What the task requires: Lines containing the word "matplotlib" are to be located and copied.

Records for the exercise:
========

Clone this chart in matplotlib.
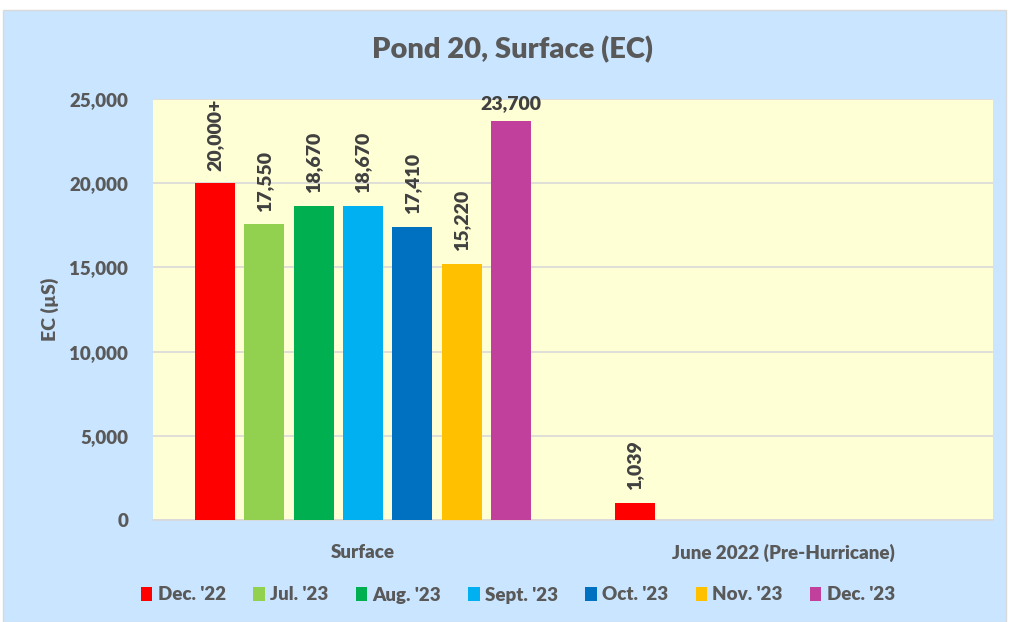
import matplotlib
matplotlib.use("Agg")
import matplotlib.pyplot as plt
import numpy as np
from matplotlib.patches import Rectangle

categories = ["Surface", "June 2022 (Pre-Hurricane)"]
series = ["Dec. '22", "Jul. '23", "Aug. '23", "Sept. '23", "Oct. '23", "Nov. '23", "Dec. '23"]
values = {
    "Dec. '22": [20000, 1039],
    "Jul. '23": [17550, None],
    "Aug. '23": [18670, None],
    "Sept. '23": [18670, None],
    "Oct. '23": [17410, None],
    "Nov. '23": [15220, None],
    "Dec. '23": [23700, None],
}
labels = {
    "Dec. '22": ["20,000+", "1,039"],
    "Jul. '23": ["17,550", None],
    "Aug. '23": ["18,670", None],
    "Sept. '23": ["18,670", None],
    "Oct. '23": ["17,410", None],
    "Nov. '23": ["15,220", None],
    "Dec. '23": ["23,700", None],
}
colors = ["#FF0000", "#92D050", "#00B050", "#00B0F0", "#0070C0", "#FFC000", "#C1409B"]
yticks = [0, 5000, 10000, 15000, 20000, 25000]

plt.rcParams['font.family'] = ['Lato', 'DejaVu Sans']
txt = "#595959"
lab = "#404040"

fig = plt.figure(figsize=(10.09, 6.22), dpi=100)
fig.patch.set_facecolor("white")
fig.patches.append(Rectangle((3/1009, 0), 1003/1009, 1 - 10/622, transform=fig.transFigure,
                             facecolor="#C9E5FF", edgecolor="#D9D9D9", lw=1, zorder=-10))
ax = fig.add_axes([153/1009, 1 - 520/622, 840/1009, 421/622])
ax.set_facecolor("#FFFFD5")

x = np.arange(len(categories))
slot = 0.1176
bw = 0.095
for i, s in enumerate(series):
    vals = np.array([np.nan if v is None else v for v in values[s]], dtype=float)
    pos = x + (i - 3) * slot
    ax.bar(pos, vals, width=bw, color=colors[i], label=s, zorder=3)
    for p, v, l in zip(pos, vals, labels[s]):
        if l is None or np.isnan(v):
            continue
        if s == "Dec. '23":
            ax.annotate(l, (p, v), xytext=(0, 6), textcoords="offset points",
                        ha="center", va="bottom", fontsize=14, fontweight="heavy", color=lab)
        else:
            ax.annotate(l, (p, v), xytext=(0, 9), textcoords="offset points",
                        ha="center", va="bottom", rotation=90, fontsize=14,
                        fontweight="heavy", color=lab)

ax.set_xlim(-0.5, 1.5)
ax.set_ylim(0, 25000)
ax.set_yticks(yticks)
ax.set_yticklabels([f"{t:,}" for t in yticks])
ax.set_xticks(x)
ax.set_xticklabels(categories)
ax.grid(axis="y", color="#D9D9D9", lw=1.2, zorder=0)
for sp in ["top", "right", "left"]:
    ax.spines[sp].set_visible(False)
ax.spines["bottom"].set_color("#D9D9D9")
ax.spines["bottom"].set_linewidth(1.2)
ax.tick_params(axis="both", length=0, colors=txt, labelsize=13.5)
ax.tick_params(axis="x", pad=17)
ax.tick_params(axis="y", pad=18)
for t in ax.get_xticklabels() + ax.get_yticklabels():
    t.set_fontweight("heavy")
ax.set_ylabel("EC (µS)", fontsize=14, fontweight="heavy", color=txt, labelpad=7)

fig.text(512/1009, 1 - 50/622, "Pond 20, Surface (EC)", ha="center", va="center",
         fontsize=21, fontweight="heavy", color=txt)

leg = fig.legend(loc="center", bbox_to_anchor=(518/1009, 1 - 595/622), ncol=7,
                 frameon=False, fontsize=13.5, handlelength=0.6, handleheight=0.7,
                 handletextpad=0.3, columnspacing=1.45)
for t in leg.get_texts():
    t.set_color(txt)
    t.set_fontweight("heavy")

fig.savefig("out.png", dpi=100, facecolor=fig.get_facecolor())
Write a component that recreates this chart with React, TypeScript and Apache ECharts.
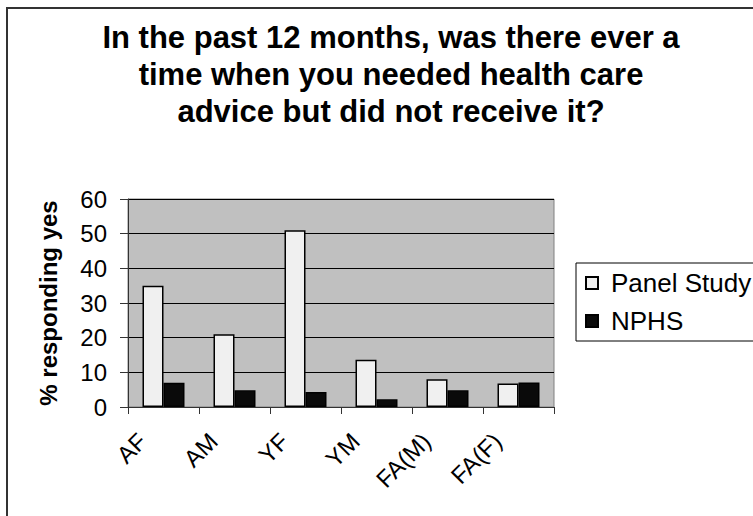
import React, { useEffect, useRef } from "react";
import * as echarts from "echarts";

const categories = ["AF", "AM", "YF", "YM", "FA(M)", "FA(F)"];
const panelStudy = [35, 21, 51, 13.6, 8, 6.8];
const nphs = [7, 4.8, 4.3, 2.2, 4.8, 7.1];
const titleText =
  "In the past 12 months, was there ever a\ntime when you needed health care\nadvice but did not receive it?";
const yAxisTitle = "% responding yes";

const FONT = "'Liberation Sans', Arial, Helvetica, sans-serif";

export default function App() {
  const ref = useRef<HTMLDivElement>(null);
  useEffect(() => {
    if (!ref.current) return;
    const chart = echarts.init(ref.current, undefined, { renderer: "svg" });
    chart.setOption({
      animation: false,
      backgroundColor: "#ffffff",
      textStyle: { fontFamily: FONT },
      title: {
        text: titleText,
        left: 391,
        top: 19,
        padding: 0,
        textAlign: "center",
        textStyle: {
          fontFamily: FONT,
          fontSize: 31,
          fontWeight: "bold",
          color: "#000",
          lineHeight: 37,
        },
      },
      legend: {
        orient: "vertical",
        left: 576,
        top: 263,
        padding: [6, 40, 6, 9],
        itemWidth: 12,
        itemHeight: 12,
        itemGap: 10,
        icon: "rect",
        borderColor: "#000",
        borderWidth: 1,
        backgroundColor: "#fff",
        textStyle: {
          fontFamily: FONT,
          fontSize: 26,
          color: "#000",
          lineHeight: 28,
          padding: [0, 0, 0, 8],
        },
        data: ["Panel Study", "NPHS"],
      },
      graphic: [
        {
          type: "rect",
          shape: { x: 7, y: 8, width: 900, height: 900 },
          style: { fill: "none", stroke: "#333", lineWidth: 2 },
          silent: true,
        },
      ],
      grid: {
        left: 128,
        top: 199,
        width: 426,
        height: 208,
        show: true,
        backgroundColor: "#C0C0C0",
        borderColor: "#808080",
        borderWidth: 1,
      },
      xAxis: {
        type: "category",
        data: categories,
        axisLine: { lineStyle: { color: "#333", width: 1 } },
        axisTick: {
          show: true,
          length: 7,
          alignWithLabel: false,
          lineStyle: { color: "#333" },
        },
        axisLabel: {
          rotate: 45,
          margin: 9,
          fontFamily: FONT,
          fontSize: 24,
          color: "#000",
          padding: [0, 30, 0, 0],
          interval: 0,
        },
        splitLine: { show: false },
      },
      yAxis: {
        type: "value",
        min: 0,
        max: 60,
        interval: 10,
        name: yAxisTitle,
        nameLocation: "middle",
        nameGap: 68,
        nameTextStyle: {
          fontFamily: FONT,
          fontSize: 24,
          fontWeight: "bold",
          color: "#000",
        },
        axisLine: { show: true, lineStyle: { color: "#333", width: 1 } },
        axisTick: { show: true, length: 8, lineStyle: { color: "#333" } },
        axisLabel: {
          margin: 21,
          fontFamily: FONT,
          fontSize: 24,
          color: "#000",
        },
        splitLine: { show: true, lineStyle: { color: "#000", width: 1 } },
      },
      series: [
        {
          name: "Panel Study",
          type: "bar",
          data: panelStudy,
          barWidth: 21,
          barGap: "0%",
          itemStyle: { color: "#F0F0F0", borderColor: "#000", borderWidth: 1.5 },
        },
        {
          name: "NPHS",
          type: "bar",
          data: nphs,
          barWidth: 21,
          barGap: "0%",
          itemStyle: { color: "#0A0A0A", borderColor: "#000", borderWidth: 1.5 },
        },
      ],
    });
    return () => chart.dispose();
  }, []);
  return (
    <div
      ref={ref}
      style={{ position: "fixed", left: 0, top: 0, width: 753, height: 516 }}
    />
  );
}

========

Task result:
Clone this chart in matplotlib.
import matplotlib
matplotlib.use("Agg")
import matplotlib.pyplot as plt
from matplotlib.patches import Rectangle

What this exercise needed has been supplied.